Using IDeaS, the team was able to re-evaluate both its competitive set in the market and its pricing strategy to better target leisure travelers with competitive rates among a different set of similar local hotels. Ultimately, this change resulted in a 30 percent increase in RevPAR for summer weekends.
“IDeaS enabled us to have the conversation about targeting leisure travelers,” said Strachan. “Without the tool, we would have never had the insight to justify moving into this untapped segment. Our educated decision has been so successful; the only question we have is why we didn’t do this sooner.”
Within the first several months of use, Strachan and his colleagues had the data that clearly showed certain group blocks were less profitable than other business and the right strategy was to target more transient guests. The lift on average daily rate was “enormous” according to Strachan and occupancy rates ran over 90 percent in July and August – a huge shift from the old strategy that catered mainly to the weekday business traveler.
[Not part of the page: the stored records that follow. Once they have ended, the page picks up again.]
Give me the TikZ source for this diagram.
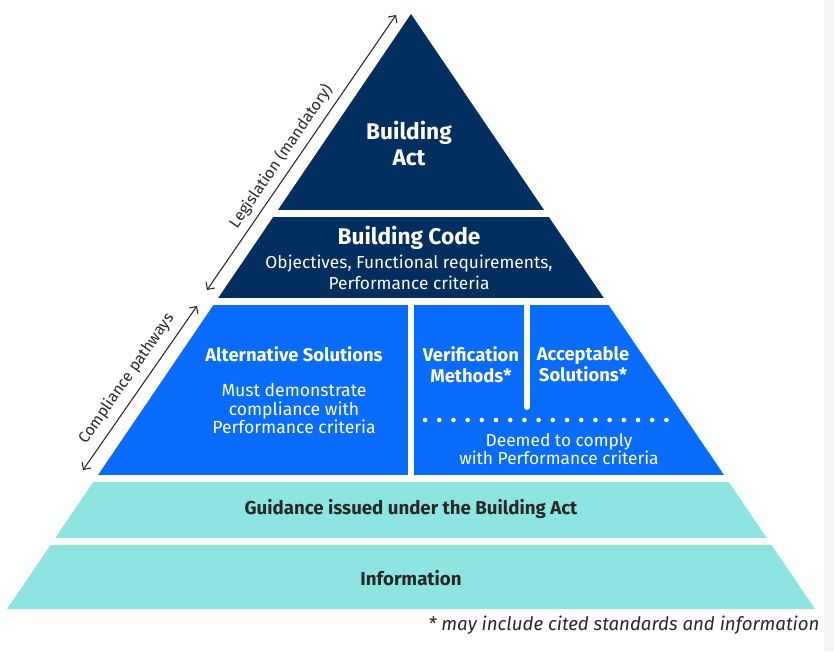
\documentclass[tikz,border=0pt]{standalone}
\usepackage{fontspec}
\setmainfont{Fira Sans}
\usetikzlibrary{arrows.meta}

\definecolor{actnavy}{RGB}{0,46,94}
\definecolor{pathblue}{RGB}{10,108,252}
\definecolor{guideteal}{RGB}{142,228,224}
\definecolor{inkgray}{RGB}{40,40,40}

\tikzset{
  headtxt/.style={text=white,inner sep=0pt,align=center,font=\bfseries\fontsize{17}{19.5}\selectfont},
  codetxt/.style={text=white,inner sep=0pt,align=center,font=\fontsize{13}{15.75}\selectfont},
  bluehead/.style={text=white,inner sep=0pt,align=center,font=\bfseries\fontsize{13.8}{15.75}\selectfont},
  bluetxt/.style={text=white,inner sep=0pt,align=center,font=\fontsize{13.2}{14}\selectfont},
  tealtxt/.style={text=inkgray,inner sep=0pt,align=center,font=\bfseries\fontsize{14}{16}\selectfont},
  sidetxt/.style={text=inkgray,anchor=south,font=\fontsize{11.8}{13}\selectfont},
  sidearrow/.style={inkgray,line width=0.8pt,{Straight Barb[length=4pt]}-{Straight Barb[length=4pt]}}
}

\begin{document}
\begin{tikzpicture}[x=0.75pt,y=0.75pt,yscale=-1,xscale=1]
\useasboundingbox (0,0) rectangle (834,651);
\fill[black!4] (824,0) rectangle (834,651);

% pyramid, cut into bands
\begin{scope}
\clip (411,14) -- (815,609) -- (7,609) -- cycle;
\fill[actnavy] (0,0) rectangle (834,210);
\fill[actnavy] (0,217) rectangle (834,298);
\fill[pathblue] (0,305) rectangle (408,475);
\fill[pathblue] (414,305) rectangle (834,475);
\fill[guideteal] (0,482) rectangle (834,538);
\fill[guideteal] (0,545) rectangle (834,609);
\end{scope}
\draw[white,line width=4.5pt,line cap=round] (527,305) -- (527,407);
\foreach \i in {0,...,17}
  \fill[white] ({425+14.2*\i},420) circle (2.3);

% texts
\node[headtxt] (act) at (409,143) {Building\\Act};
\node[headtxt] (code) at (409,238) {Building Code};
\node[codetxt] (codesub) at (409,272.5) {Objectives, Functional requirements,\\Performance criteria};
\node[bluehead] (alt) at (294,354) {Alternative Solutions};
\node[bluetxt] (altsub) at (294,408.5) {Must demonstrate\\compliance with\\Performance criteria};
\node[bluehead] (vm) at (471,364.5) {Verification\\Methods*};
\node[bluehead] (as) at (583,364.5) {Acceptable\\Solutions*};
\node[bluetxt,font=\fontsize{13}{12}\selectfont] (deemed) at (559,449) {Deemed to comply\\with Performance criteria};
\node[tealtxt] (guide) at (411,509) {Guidance issued under the Building Act};
\node[tealtxt] (info) at (411,578) {Information};
\node[text=inkgray,inner sep=0pt,font=\itshape\fontsize{14}{16}\selectfont] (note) at (624,625) {* may include cited standards and information};

% side arrows
\coordinate (legbot) at (207,290);
\coordinate (legtop) at (396,15);
\coordinate (compbot) at (83,470);
\coordinate (comptop) at (197,306);
\draw[sidearrow] (legbot) -- (legtop) node[sidetxt,pos=0.456,rotate=55.6,inner sep=4.5pt] (leg) {Legislation (mandatory)};
\draw[sidearrow] (compbot) -- (comptop) node[sidetxt,pos=0.5,rotate=55.2,inner sep=6pt] (comp) {Compliance pathways};
\end{tikzpicture}
\end{document}
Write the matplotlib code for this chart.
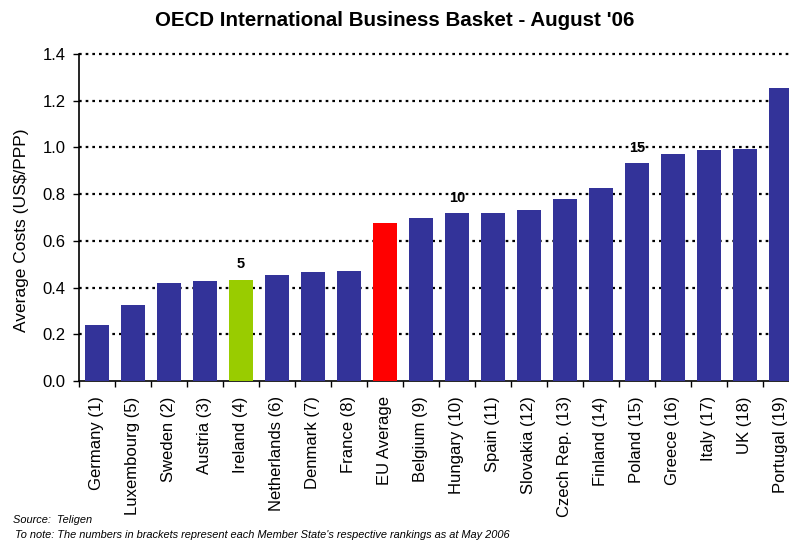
import matplotlib
matplotlib.use("Agg")
import matplotlib.pyplot as plt
import numpy as np

plt.rcParams['font.family'] = ['Liberation Sans', 'DejaVu Sans']

categories = ["Germany (1)", "Luxembourg (5)", "Sweden (2)", "Austria (3)", "Ireland (4)",
              "Netherlands (6)", "Denmark (7)", "France (8)", "EU Average", "Belgium (9)",
              "Hungary (10)", "Spain (11)", "Slovakia (12)", "Czech Rep. (13)", "Finland (14)",
              "Poland (15)", "Greece (16)", "Italy (17)", "UK (18)", "Portugal (19)"]
values = [0.240, 0.325, 0.420, 0.428, 0.434, 0.454, 0.467, 0.472, 0.676, 0.698,
          0.719, 0.719, 0.732, 0.779, 0.826, 0.933, 0.972, 0.989, 0.993, 1.254]
rank_marks = {"Ireland (4)": "5", "Hungary (10)": "10", "Poland (15)": "15"}
yticks = [0.0, 0.2, 0.4, 0.6, 0.8, 1.0, 1.2, 1.4]

BLUE = "#333399"
colors = [BLUE] * len(categories)
colors[categories.index("Ireland (4)")] = "#99CC00"
colors[categories.index("EU Average")] = "#FF0000"

fig = plt.figure(figsize=(7.89, 5.40), dpi=100)
ax = fig.add_axes([79 / 789, 159 / 540, 720 / 789, 327 / 540])

x = np.arange(len(categories))
ax.bar(x, values, width=0.64, color=colors, zorder=3)

ax.set_xlim(-0.5, len(categories) - 0.5)
ax.set_ylim(0, 1.4)
ax.set_yticks(yticks)
ax.set_yticklabels([f"{v:.1f}" for v in yticks], fontsize=12)
for y in yticks[1:]:
    ax.axhline(y, color="black", linestyle=(0, (1.2, 1.8)), linewidth=1.6,
               zorder=1, clip_on=False)

# category ticks sit on boundaries, labels at bar centres
ax.set_xticks(np.arange(len(categories) + 1) - 0.5)
ax.set_xticklabels([])
ax.set_xticks(x, minor=True)
ax.set_xticklabels(categories, minor=True, rotation=90, fontsize=12)
ax.tick_params(axis="x", which="minor", length=0, pad=11)
ax.tick_params(axis="x", which="major", length=4, width=1, direction="out")
ax.tick_params(axis="y", length=4.5, width=1, direction="out", pad=5)

for s in ["top", "right"]:
    ax.spines[s].set_visible(False)
for s in ["left", "bottom"]:
    ax.spines[s].set_linewidth(1.2)

ax.set_ylabel("Average Costs (US$/PPP)", fontsize=12.5)
ax.yaxis.set_label_coords(29 / 789, 1 - 230 / 540, transform=fig.transFigure)

for name, txt in rank_marks.items():
    i = categories.index(name)
    ax.annotate(txt, (i, values[i]), xytext=(0, 6), textcoords="offset points",
                ha="center", va="bottom", fontsize=10.5, fontweight="bold")

fig.text(0.5, 1 - 20 / 540, "OECD International Business Basket - August '06",
         ha="center", va="center", fontsize=14.8, fontweight="bold")

fig.text(13 / 789, 1 - 520 / 540, "Source:  Teligen", fontsize=7.9, style="italic",
         va="center")
fig.text(15 / 789, 1 - 535 / 540,
         "To note: The numbers in brackets represent each Member State's respective rankings as at May 2006",
         fontsize=7.9, style="italic", va="center")

fig.savefig("out.png", dpi=100)
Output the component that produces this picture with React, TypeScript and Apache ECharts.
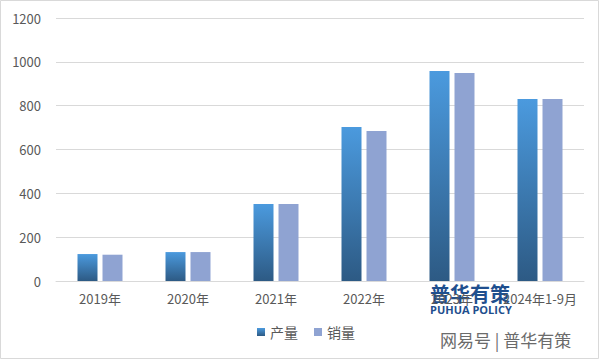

“We effectively removed an entire segment from our hotel, because we knew the revenue potential was bigger coming from the transient leisure sector,” said Strachan. “In making this change, we believe IDeaS paid for itself in the first two weeks and the tool continues to provide incredible value to our organization. It allows me to spend more time being strategic and coaching our staff on how to leverage the data and analytics from the IDeaS. The results speak for themselves.”